We found two notable host dependencies that are not covered by orchestration service specifications. The first is a dependency on a fixed amount of CPU resources. A commonly used mail forwarding program called Sendmail depends on the notion of load average to decide whether to queue up mail or whether to reject mail connections. In a virtual environment where resources are shared equally among VMs, an application cannot be certain whether it will receive the same amount of CPU resources since other VMs may be assigned to the same physical host it runs on. Thus, using load average is not an accurate indicator of the available resources.

The second host dependency is non-pageable memory. The Exchange mail service relies on having a significant amount of memory that cannot be paged out for good performance. While orchestrators allow you to specify how much memory a job or service may require, there do not seem to be options for non-pageable memory.

Service Affinity/Proximity Requirements

One key service dependency that is not always captured in orchestrators is affinity or proximity to other services. A good example is Exchange and Active Directory. Exchange requires fast responses from Active Directory. Operationally, an Active Directory server should be on the same segment as an Exchange server.

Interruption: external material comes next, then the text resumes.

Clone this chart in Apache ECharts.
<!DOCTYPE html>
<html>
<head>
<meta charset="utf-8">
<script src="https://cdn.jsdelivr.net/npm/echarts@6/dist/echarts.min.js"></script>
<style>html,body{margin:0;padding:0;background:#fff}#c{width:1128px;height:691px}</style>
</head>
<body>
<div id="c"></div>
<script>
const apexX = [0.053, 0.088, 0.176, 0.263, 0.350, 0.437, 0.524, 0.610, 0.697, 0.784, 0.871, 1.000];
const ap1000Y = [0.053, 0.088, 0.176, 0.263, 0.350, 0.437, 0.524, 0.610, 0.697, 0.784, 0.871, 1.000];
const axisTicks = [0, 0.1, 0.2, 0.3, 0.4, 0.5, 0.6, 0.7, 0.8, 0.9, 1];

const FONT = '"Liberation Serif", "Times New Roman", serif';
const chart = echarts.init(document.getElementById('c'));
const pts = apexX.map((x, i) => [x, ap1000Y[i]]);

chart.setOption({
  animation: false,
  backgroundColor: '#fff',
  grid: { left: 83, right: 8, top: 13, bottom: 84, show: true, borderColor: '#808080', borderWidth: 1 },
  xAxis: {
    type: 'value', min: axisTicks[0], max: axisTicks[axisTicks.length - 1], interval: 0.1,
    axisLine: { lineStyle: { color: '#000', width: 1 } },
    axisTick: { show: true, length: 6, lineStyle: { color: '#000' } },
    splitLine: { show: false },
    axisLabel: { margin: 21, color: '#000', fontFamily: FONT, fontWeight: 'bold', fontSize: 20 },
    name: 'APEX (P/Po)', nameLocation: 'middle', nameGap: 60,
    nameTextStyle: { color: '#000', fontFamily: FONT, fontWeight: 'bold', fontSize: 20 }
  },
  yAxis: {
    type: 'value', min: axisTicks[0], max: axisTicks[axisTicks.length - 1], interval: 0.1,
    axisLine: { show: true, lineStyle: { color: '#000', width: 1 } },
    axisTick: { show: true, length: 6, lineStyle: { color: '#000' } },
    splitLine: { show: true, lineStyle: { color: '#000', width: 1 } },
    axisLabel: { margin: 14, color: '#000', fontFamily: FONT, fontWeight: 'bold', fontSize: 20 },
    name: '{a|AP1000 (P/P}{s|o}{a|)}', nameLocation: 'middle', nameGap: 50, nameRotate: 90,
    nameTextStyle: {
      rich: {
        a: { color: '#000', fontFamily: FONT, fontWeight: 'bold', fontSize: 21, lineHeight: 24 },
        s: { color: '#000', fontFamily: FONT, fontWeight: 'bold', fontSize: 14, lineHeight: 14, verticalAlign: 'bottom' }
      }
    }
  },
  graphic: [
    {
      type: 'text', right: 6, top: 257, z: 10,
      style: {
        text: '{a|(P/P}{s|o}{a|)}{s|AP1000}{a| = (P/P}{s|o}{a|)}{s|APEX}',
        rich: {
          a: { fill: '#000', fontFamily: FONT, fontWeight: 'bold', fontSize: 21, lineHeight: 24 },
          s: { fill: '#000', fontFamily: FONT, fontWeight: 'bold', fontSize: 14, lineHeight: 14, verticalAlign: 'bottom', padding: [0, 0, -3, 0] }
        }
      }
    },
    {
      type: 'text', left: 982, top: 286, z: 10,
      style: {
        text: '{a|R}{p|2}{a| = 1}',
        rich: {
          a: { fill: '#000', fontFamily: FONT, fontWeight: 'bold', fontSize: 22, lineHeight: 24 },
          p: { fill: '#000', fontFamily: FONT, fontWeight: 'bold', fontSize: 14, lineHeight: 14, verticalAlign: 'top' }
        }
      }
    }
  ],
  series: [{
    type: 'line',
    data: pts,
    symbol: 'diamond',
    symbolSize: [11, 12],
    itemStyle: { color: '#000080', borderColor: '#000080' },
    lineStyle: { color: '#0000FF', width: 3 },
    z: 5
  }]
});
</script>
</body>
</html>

Deviations from this configuration have proven disastrous operationally.

An additional aspect of service dependency is the need for a maximum time to complete a service's basic transactions. DNS operations personnel recommend that DNS queries must be resolved within one second in order to prevent applications that rely on DNS from hanging.

Storage

Some applications rely on specific platform features. For example, some versions of Oracle require that Oracle write directly to disk blocks. Other applications, such as Active Directory, require large disk-write caches.